Спасла соседка Зита, колоритная армянка с мощным бюстом и копной обесцвеченных волос. Она была женщина военная, носила камуфляж и всегда рубила правду-матку. Заходит как-то к нам и говорит маме: «Люда, если бы про мою дочь написали, что она любовница генерала, я бы гордилась. Дура ты, что ли, Люда?»
И мама немного успокоилась. А потом увидела, как относится ко мне Валерий Сергеевич, и оттаяла окончательно.
Это было после того как я чуть не разбилась на репетиции.
Специально для меня в «Хрониках Шекспира» придумали роль Пажа — очаровательного паршивца, который строит каверзы всем подряд.
И вот за день до премьеры я репетировала в декорациях, которые представляли собой лабиринт из металлических труб на высоте примерно трех метров. Работала без страховки: акробатические трюки никогда не были для меня проблемой. Все детство занималась гимнастикой и танцами. Мне нравится контролировать свое тело, выжимать из него максимум. Я крутилась на этих трубах и думала: ну, завтра покажу класс.
Наверное, я слегка заигралась. Надо было остановиться. Но мне так хотелось на премьере быть в идеальной форме. Говорила себе: ну еще десять минут — и все! А ведь знала, что даже воздушные гимнасты не работают на высоте больше двух часов подряд: притупляется чувство опасности. Теряется бдительность.

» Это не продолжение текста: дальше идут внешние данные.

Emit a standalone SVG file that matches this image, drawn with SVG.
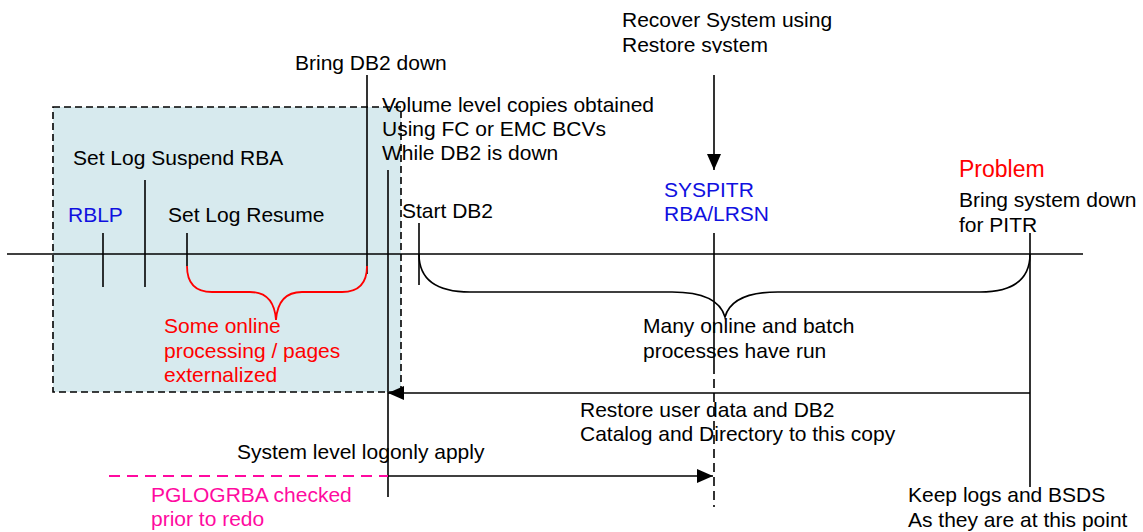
<svg xmlns="http://www.w3.org/2000/svg" width="1143" height="532" viewBox="0 0 1143 532">
<style>
text{font-family:"Liberation Sans",Arial,sans-serif;font-size:21px;fill:#000}
.blue{fill:#1010e0}
.red{fill:#ff0000}
.pink{fill:#ff0aa0}
.ln{stroke:#000;stroke-width:1.6;fill:none}
.dash{stroke:#000;stroke-width:1.6;fill:none;stroke-dasharray:9 5}
</style>
<defs>
<marker id="ah" viewBox="0 0 16 14" refX="16" refY="7" markerWidth="16" markerHeight="14" markerUnits="userSpaceOnUse" orient="auto">
<path d="M0,0 L16,7 L0,14 Z" fill="#000"/>
</marker>
<clipPath id="clipTop"><rect x="600" y="0" width="300" height="53"/></clipPath>
</defs>

<g id="copy-box">
<rect x="53" y="107" width="348" height="285" fill="#d7eaee" stroke="#000" stroke-width="1.6" stroke-dasharray="7 4"/>
</g>

<g id="connectors">
<line class="ln" x1="7" y1="254" x2="1083" y2="254"/>
<line class="ln" x1="103" y1="233" x2="103" y2="287"/>
<line class="ln" x1="145" y1="180" x2="145" y2="287"/>
<line class="ln" x1="187" y1="233" x2="187" y2="266"/>
<line class="ln" x1="367" y1="75" x2="367" y2="274"/>
<line class="ln" x1="388" y1="170" x2="388" y2="497"/>
<line class="ln" x1="419" y1="223" x2="419" y2="285"/>
<line class="ln" x1="714" y1="233" x2="714" y2="365"/>
<line class="dash" x1="714" y1="365" x2="714" y2="507"/>
<line class="ln" x1="1030" y1="233" x2="1030" y2="487"/>
<line class="ln" x1="714" y1="75" x2="714" y2="170" marker-end="url(#ah)"/>
<line class="ln" x1="1030" y1="393" x2="388" y2="393" marker-end="url(#ah)"/>
<line class="ln" x1="388" y1="476" x2="713" y2="476" marker-end="url(#ah)"/>
<line x1="109" y1="476" x2="388" y2="476" stroke="#ff0aa0" stroke-width="1.8" stroke-dasharray="11 7"/>
<path d="M187,266 Q187,292 212,292 L250,292 Q274,292 276,320 Q278,292 302,292 L342,292 Q367,292 367,266" fill="none" stroke="#ff0000" stroke-width="1.8"/>
<path d="M419,254 Q419,292 470,292 L672,292 Q718,292 725,317 Q732,292 778,292 L980,292 Q1030,292 1030,254" class="ln"/>
</g>

<g id="recover">
<text x="622" y="27">Recover System using</text>
<text x="622" y="52" clip-path="url(#clipTop)">Restore system</text>
</g>
<g id="bring-down"><text x="295" y="70">Bring DB2 down</text></g>
<g id="volume">
<text x="382" y="112">Volume level copies obtained</text>
<text x="382" y="136">Using FC or EMC BCVs</text>
<text x="382" y="160">While DB2 is down</text>
</g>
<g id="suspend"><text x="73" y="165">Set Log Suspend RBA</text></g>
<g id="rblp"><text class="blue" x="68" y="222">RBLP</text></g>
<g id="resume"><text x="168" y="222">Set Log Resume</text></g>
<g id="start"><text x="402" y="218">Start DB2</text></g>
<g id="syspitr">
<text class="blue" x="664" y="197">SYSPITR</text>
<text class="blue" x="664" y="221">RBA/LRSN</text>
</g>
<g id="problem">
<text class="red" x="959" y="177" style="font-size:23px">Problem</text>
<text x="959" y="207">Bring system down</text>
<text x="959" y="232">for PITR</text>
</g>
<g id="some-online">
<text class="red" x="164" y="333">Some online</text>
<text class="red" x="164" y="358">processing / pages</text>
<text class="red" x="164" y="382">externalized</text>
</g>
<g id="many-online">
<text x="643" y="333">Many online and batch</text>
<text x="643" y="358">processes have run</text>
</g>
<g id="restore">
<text x="580" y="417">Restore user data and DB2</text>
<text x="580" y="441">Catalog and Directory to this copy</text>
</g>
<g id="logonly"><text x="237" y="459">System level logonly apply</text></g>
<g id="pglogrba">
<text class="pink" x="151" y="502">PGLOGRBA checked</text>
<text class="pink" x="151" y="526">prior to redo</text>
</g>
<g id="keep">
<text x="908" y="502">Keep logs and BSDS</text>
<text x="908" y="527">As they are at this point</text>
</g>
</svg>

До сих пор не знаю, что тогда произошло.
То ли я промахнулась, то ли рука соскользнула… Как падала — не помню. Очнулась на полу, вокруг вся труппа собралась. Даже Любимов пришел. Никогда в театре ко мне столько внимания не проявляли. Стоят, шеи вытянули, на лицах ужас.
Я понимаю: надо их успокоить. И от души так произношу:
— Твою мать!
— Что, что она сказала? — заволновался Любимов.
— Она сказала «твою мать».
— Ну, слава богу!
И всем стало легче. А я потеряла сознание.
Пришла в себя в реанимации.
Вынырнула из темноты и, как в кино, увидела головы склонившихся надо мной врачей. Среди них — насмерть перепуганное лицо Золотухина.
Валерий Сергеевич говорит: «Ты в больнице. Уже сделали рентген, кости целы».
И врачи согласно головами кивают: мол, да, все правильно народный артист говорит.
Я попробовала пошевелиться — не получается. Только левая рука слушается. Врут, думаю. Не может быть, чтобы кости были целы. Наверное, сломан позвоночник, меня парализовало, а они не хотят пугать.
Пришли родители: «Врач сказал — рваная рана головы, ушиб позвоночника, сотрясение мозга... Ничего, до свадьбы заживет».
Я сквозь слезы улыбаюсь: да-да, мол, все в порядке...
Три месяца я пролежала по больницам, и каждый день ко мне приезжал Золотухин. Он угадывал мои желания буквально по глазам, кормил с ложечки.
Кто-то ему сказал, что меня сглазили. Золотухин взял у своего старшего сына-священника молитву от сглаза. Ее надо было читать рано утром и дуть на больное место. Приезжал ни свет ни заря, читал и дул. Думал, что сплю, но я все слышала, лежала отвернувшись и беззвучно плакала.
Повторный рентген показал, что у меня, помимо прочего, оскольчатый перелом правой лопатки и разрыв связок. В клинике вшили в руку лавсановые нити.
После операции меня постоянно мучила адская боль.